I am the one who organizes my kids’ elementary school’s yearly Twins game outings, and as of right now, our mid-April game is supposedly still on the books. Have I started advertising the date to our student families or selling tickets? Bwaaaahahahahahhahahahaha! Not a chance. The nightmare of sorting out all of our refunds last spring when our outing was cancelled has made me think long and hard about whether or not to even organize a game this season. But, the emails from the Twins keep a-comin’, and we are supposedly still on for an afternoon of fun in April at Target Field. Whether or not it remains on the books is still to be determined, and will likely not happen - at least not in April.

Does this mean that we won’t see fans in the seats? Not at all. I just don’t think we’ll see large groups in the seats.. for now.

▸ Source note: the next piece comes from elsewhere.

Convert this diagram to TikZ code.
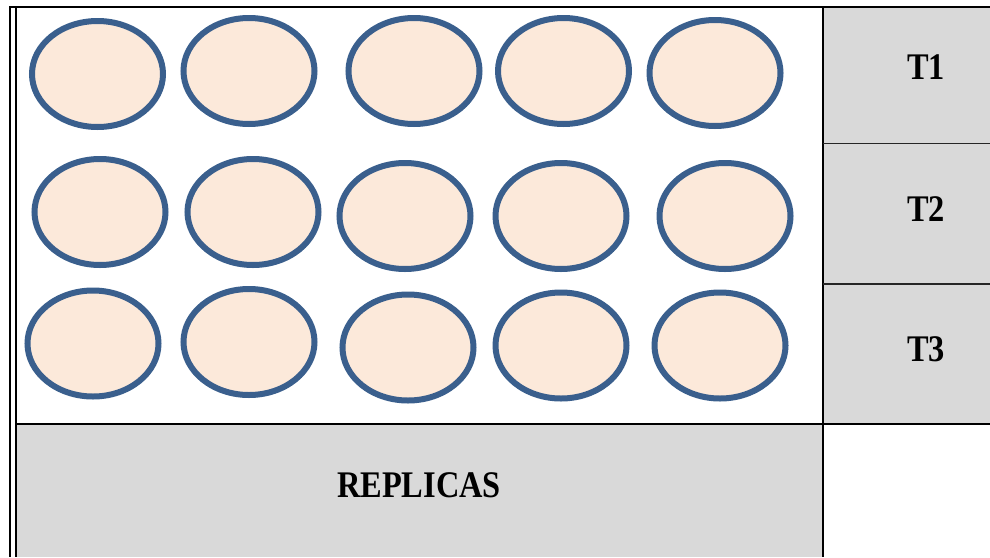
\documentclass[tikz,border=0pt]{standalone}
\usepackage{fontspec}
\setmainfont{Liberation Serif}
\usetikzlibrary{shapes.geometric}
\definecolor{peach}{HTML}{FCE9DA}
\definecolor{wellblue}{HTML}{3A5F8D}
\definecolor{cellgray}{HTML}{D9D9D9}
\tikzset{
  well/.style={ellipse, draw=wellblue, fill=peach, line width=6pt,
    minimum width=131pt, minimum height=106pt, inner sep=0pt},
  lab/.style={anchor=base, inner sep=0pt, font=\bfseries\fontsize{32.4}{36}\selectfont, yscale=1.16},
  rule/.style={black, line width=2pt},
  thinrule/.style={black!85, line width=1.2pt}
}
\begin{document}
\begin{tikzpicture}[x=1pt,y=-1pt]
\useasboundingbox (0,0) rectangle (990,557);
\fill[white] (0,0) rectangle (990,557);
% gray cells
\fill[cellgray] (823,7) rectangle (990,423);
\fill[cellgray] (16,423) rectangle (823,557);
% wells row 1
\node[well] (w1) at (97.5,74) {};
\node[well] (w2) at (249,71) {};
\node[well] (w3) at (414,71) {};
\node[well] (w4) at (563.5,71) {};
\node[well] (w5) at (715,73) {};
% row 2
\node[well] (w6) at (100,212) {};
\node[well] (w7) at (253,212) {};
\node[well] (w8) at (405,216) {};
\node[well] (w9) at (561,216) {};
\node[well] (w10) at (725,216) {};
% row 3
\node[well] (w11) at (93,343.5) {};
\node[well] (w12) at (249,342) {};
\node[well] (w13) at (408,347.5) {};
\node[well] (w14) at (561,345.5) {};
\node[well] (w15) at (720,345.5) {};
% lines
\draw[rule] (9,7) -- (990,7);
\draw[rule] (10,6) -- (10,557);
\draw[rule] (16,7) -- (16,557);
\draw[rule] (823,7) -- (823,557);
\draw[rule] (16,423.5) -- (990,423.5);
\draw[thinrule] (823,143.5) -- (990,143.5);
\draw[thinrule] (823,284) -- (990,284);
% labels
\node[lab] (t1) at (926,79) {T1};
\node[lab] (t2) at (926,221) {T2};
\node[lab] (t3) at (926,361) {T3};
\node[lab] (rep) at (419,497) {REPLICAS};
\end{tikzpicture}
\end{document}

There were fans in attendance in the LCS and World Series at the new Rangers ballpark in Texas without news of a major outbreak being traced back to those games, so it’s entirely possible that MLB could see some fans in attendance in 2021. Mind you, Texas has been very relaxed on Covid restrictions, while many states won’t allow for fan attendance at all - even while wearing masks or at a smaller capacity. Also, do we really think if there had been an outbreak being traced back to the games that anyone would have admitted to have been at/gotten sick from the game they went to? Highly doubtful.

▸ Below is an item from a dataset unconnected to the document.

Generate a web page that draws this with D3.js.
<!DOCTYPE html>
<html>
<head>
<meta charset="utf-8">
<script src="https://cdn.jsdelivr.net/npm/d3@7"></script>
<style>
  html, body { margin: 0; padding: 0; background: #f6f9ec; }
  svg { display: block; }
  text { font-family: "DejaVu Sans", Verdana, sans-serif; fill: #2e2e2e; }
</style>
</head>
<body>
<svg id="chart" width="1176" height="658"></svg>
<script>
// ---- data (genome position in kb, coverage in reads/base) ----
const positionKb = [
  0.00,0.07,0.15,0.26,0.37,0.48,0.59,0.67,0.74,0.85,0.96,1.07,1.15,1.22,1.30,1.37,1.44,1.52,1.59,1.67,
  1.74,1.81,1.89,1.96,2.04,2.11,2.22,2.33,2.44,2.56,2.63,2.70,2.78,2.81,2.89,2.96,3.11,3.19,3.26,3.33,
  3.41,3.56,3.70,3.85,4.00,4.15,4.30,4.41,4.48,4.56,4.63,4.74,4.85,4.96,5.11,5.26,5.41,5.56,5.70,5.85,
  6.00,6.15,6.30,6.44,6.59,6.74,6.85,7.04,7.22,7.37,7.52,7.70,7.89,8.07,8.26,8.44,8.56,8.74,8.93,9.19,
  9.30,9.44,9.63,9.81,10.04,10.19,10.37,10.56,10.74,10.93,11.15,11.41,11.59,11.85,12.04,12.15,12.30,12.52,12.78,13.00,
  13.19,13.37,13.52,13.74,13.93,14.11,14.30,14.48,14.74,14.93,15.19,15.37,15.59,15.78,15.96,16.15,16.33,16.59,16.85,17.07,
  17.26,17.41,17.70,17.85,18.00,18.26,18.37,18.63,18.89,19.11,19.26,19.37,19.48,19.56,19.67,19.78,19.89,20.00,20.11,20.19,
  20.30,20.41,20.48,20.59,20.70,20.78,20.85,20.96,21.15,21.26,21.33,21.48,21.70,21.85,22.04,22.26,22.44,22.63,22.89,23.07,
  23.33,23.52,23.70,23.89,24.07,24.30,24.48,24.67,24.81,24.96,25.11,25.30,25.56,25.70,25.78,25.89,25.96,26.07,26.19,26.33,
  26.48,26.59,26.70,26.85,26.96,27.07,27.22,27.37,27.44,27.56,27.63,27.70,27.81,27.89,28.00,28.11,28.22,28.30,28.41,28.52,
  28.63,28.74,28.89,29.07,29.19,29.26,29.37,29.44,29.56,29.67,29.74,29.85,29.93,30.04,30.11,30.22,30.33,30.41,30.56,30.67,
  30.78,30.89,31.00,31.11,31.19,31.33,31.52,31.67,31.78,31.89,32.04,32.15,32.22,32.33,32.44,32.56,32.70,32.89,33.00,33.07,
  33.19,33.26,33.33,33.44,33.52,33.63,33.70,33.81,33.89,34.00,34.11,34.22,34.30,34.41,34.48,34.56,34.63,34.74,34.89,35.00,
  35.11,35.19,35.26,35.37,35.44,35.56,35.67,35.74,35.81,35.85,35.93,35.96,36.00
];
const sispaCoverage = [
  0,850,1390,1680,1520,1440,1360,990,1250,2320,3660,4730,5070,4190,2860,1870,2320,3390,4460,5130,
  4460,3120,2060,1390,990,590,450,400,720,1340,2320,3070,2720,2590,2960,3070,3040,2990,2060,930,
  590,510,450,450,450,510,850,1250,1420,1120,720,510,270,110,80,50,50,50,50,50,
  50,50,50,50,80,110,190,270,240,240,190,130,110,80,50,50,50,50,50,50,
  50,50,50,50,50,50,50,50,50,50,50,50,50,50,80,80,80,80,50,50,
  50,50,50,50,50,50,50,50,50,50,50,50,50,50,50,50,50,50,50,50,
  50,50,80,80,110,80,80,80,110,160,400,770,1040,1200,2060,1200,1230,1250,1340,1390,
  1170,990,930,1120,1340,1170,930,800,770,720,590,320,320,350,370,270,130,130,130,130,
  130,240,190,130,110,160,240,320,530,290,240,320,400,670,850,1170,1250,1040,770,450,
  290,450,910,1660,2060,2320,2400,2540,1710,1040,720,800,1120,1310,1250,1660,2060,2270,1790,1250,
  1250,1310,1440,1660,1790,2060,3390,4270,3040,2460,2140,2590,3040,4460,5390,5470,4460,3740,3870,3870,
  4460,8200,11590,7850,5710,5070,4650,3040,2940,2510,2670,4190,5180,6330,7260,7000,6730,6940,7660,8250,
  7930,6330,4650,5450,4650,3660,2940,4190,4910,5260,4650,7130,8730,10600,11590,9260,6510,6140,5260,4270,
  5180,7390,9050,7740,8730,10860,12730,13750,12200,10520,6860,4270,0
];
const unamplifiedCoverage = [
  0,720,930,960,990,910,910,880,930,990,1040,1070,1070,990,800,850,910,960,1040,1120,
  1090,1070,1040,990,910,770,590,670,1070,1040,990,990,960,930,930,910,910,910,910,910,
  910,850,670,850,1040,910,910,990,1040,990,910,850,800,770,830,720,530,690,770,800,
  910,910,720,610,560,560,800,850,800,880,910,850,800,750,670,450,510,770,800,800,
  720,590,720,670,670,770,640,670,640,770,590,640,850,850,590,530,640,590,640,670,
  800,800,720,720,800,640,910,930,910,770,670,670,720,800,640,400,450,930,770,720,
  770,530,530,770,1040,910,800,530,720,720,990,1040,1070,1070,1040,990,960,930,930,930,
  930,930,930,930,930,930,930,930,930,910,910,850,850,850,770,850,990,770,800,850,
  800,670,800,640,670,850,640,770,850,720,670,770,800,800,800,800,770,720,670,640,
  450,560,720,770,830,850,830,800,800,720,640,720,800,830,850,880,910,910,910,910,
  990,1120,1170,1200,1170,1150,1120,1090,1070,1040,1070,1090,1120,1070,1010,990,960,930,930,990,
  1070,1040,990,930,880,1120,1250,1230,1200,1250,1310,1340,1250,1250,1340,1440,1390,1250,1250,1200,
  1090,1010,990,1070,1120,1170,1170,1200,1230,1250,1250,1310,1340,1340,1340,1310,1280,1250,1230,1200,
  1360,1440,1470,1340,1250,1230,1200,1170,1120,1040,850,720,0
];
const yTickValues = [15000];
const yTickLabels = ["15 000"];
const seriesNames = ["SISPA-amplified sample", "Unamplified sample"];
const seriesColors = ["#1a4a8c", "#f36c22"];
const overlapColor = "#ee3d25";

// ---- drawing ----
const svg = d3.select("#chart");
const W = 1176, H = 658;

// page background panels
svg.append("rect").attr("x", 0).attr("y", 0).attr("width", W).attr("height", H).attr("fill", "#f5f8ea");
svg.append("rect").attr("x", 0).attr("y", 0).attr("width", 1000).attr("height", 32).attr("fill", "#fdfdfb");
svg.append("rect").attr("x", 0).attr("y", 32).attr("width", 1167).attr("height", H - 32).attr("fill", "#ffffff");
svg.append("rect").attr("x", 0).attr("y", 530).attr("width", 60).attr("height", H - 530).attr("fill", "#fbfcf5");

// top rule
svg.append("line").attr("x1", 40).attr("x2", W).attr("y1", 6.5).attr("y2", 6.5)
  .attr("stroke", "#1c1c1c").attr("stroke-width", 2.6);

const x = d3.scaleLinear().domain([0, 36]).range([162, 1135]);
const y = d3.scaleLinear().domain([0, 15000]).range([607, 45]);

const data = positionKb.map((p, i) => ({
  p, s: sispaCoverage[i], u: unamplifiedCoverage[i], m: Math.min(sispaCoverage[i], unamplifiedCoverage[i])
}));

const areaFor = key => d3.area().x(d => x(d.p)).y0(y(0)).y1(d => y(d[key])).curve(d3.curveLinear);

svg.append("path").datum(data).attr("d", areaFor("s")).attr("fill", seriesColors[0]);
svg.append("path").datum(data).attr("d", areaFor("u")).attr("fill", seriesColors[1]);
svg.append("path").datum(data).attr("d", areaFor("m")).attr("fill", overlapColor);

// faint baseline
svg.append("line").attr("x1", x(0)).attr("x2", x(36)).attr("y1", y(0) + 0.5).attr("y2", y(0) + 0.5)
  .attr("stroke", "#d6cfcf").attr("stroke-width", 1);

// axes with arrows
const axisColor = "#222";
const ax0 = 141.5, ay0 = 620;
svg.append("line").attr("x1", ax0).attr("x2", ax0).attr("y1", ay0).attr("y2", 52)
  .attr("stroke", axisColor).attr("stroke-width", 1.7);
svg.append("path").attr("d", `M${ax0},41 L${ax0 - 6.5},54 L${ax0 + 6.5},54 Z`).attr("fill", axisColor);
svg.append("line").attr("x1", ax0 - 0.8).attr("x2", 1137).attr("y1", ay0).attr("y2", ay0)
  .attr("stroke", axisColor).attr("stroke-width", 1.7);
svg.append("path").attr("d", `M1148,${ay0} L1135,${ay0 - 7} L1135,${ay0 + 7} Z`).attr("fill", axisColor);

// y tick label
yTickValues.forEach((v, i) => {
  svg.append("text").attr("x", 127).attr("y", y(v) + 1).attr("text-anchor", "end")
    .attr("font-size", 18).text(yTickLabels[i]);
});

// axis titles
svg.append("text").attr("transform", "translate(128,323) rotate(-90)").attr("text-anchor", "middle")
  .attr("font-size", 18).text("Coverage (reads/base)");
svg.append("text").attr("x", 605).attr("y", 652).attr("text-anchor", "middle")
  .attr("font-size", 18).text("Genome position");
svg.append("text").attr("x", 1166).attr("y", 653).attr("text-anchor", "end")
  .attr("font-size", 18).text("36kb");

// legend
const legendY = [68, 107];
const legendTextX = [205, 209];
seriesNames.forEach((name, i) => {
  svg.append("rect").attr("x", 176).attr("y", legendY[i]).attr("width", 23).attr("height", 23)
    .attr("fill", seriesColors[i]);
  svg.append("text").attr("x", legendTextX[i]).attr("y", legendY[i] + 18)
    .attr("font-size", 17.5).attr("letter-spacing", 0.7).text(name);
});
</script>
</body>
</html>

Before MLB starts selling tickets, some big questions remain around allowing fans inside the gates. Once baseball season ended and football season began, there was a much better understanding/framework made for team safety and games being rescheduled. However, despite this understanding, the NFL only saw spectators in 13 of 32 teams, and that was only in states that allowed for them to be there (Minnesota was not one of these states). If not all teams get spectators, what affect will this have on home field advantage? Will MLB have to split the earnings among teams somehow if only a handful of teams are making money from ticket sales and concessions, while the rest of the teams are playing in empty stadiums? Or will teams be forced to play in the states that are open to fans? With Spring Training being in Florida and Arizona (Florida saw NFL fans, Arizona did not), will Grapefruit League games get to open up to fans, while Cactus League does not? Will Cactus League games be played in Texas if Grapefruit League allows for fans? Will Covid continue to cause rescheduled games in 2021, or will teams have enough players in reserves (assuming that’s still a thing this season) to keep the schedule (and therefore tickets) from being constantly shifted around?

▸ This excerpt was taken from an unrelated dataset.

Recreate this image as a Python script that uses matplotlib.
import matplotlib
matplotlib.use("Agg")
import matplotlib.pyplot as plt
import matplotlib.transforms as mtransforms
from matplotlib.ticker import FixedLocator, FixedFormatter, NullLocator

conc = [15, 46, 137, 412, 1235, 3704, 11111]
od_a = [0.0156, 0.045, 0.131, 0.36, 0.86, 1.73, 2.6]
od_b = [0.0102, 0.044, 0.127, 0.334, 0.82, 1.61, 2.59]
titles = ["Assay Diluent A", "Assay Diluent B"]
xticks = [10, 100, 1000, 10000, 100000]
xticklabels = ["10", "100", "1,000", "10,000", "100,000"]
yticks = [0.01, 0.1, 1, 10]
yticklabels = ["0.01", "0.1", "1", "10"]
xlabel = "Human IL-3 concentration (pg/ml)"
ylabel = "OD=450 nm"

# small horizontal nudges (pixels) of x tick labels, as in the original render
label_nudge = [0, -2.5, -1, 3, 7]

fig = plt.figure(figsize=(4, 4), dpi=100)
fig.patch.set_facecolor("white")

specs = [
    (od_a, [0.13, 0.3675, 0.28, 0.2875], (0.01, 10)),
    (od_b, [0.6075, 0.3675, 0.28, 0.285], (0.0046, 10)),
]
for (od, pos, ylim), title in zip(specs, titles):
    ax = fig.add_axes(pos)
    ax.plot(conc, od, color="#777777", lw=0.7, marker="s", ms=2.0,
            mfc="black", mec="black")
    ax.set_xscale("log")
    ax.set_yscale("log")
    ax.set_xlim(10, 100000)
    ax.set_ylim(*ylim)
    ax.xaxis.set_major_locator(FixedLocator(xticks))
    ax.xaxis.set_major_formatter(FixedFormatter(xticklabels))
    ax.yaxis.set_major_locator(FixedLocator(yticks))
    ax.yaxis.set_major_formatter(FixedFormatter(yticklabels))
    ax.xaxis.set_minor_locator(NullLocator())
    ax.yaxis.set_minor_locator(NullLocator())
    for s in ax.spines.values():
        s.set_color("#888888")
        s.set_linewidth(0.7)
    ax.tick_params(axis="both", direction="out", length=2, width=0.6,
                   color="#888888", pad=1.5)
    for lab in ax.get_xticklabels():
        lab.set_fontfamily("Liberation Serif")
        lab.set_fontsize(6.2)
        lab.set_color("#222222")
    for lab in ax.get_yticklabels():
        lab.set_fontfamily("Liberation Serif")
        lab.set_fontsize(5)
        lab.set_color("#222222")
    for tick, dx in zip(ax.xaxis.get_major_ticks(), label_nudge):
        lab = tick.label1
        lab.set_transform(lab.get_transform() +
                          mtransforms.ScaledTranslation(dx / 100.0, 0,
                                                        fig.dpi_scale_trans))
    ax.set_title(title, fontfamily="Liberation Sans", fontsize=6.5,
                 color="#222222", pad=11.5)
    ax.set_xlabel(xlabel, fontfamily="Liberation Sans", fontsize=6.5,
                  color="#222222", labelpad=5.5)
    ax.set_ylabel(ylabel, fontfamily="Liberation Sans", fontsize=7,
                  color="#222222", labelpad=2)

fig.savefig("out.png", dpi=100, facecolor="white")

There are SO many questions to unpack here, but maybe if we are lucky between staying home, vaccinations, and increased mask wearing the numbers will be low enough to allow us to watch a game from the comfort of our favorite seats at Target Field sometime this summer. There can certainly be accommodations made that would allow less crowding at the gates or in the concourses, limited seating available, mask requirements, touchless ticketing/concession payments.... Then again, this would also require MLB to have their ducks in a row, which hasn’t proven to be their strong suit during the days of the ‘rona. In any case, I’d like to think that I’ll be able to watch a game from Target Field at SOME point this summer.

So there you have it, my friends. My triumphant (?) return to the keyboard. I know that baseball season is still a long way off, and things could really change between now and what’s supposed to be Opening Day on April 1, 2021. But for now, I’ll be dreaming of sitting in the stands, with the sunshine on my (someday unmasked) face, watching the boys of summer locked up in extra innings amid a race to the post season - where they’ll last longer than two games, with a beer in one hand and a hot dog in the other.